In May 2007 North West Leicestershire DC went to the Conservatives, despite having been under Labour control since it was formed in 1974.

Chief executive Christine Fisher had expected at most a switch to no overall control.

The political upset was so great that some Tories who had never before been councillors took cabinet positions.

Ms Fisher says: "The key thing was building relationships with the new leadership, listening to what they wanted and understanding where they were coming from.

"I had to explain that the council had its priorities for work, some of which were national agendas, and that these needed to continue.

"They agreed, and that gave a lot of confidence to staff that they were not suddenly expected to work from a blank sheet of paper.

"Many of the new cabinet come from a business background and understand business language, so you can talk to them about choice, for example.

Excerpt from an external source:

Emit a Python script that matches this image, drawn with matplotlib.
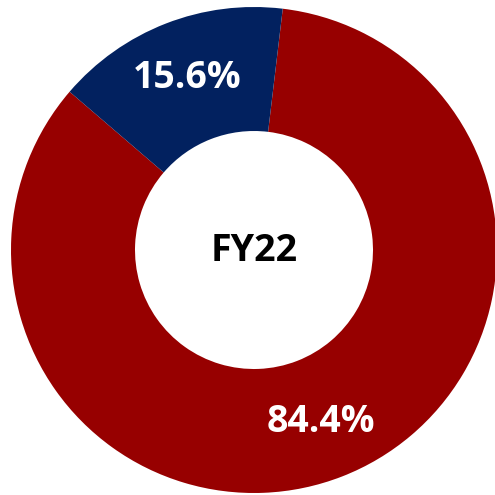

But there was a change in tone as most of the previous leadership came from the old mining communities."

Business backgrounds have helped relations with officers since the new councillors "know that in their working lives there will be times when they turn to specialists for advice before taking decisions", she says.

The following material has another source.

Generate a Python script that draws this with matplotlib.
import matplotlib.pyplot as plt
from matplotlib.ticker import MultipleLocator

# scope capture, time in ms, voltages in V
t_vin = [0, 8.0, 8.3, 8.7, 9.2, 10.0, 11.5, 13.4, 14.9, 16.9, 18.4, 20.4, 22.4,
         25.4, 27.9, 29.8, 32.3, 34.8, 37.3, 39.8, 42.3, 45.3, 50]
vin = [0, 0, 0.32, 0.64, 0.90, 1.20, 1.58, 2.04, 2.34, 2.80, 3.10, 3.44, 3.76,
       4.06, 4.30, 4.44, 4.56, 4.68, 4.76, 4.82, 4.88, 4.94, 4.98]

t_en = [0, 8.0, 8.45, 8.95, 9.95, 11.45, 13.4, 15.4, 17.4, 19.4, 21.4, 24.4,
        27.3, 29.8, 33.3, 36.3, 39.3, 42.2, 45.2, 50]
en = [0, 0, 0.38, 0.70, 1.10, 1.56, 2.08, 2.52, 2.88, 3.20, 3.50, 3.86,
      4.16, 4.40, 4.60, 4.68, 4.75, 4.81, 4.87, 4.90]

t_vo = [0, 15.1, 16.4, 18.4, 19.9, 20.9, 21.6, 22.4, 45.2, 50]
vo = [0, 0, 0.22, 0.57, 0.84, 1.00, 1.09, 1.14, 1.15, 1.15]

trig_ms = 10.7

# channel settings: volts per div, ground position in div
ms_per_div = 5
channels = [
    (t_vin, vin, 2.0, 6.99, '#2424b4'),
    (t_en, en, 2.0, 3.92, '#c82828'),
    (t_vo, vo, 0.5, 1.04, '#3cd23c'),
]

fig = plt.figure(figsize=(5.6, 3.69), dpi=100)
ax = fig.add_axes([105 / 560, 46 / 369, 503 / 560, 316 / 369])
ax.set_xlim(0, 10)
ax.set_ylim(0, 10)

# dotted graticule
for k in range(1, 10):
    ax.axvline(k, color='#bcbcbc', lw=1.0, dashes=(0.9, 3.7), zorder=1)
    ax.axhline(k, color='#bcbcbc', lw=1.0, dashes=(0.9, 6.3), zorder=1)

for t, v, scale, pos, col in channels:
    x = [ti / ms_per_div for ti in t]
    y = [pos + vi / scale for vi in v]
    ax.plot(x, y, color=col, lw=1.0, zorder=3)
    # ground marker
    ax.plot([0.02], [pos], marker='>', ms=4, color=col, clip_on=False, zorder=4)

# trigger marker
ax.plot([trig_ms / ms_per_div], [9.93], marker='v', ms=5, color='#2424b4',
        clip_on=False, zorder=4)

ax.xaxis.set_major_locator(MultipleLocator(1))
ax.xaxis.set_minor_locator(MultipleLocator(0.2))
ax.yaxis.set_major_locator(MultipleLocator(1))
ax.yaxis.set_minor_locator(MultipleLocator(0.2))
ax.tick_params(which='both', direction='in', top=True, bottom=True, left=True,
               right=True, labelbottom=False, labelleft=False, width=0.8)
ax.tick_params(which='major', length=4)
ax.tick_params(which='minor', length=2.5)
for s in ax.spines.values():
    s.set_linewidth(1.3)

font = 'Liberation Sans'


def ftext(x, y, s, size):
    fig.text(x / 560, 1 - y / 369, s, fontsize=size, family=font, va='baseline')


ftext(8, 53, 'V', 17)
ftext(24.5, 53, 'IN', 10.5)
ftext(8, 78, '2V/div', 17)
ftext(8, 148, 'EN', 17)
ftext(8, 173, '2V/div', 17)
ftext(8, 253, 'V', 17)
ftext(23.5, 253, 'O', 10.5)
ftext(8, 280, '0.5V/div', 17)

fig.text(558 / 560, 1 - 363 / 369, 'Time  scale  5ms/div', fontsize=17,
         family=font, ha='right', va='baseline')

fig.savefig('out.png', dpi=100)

Neighbouring Hinckley & Bosworth BC had regular changes of control, so six months before last year's election chief executive Steve Atkinson met the Tory, Lib Dem and Labour groups to discuss their programmes.

"We asked each what they wanted to achieve and explained what was deliverable," he says.

He thus knew what to expect when the Lib Dems ousted the Tories and set up a meeting for all staff to meet the new leadership.

Mr Atkinson says in practice 90% of what a council does doesn't change with administrations because it is national policy.

The main change has been in Hinckley's town centre regeneration, the issue that swung the election, where plans to build new council offices have been abandoned.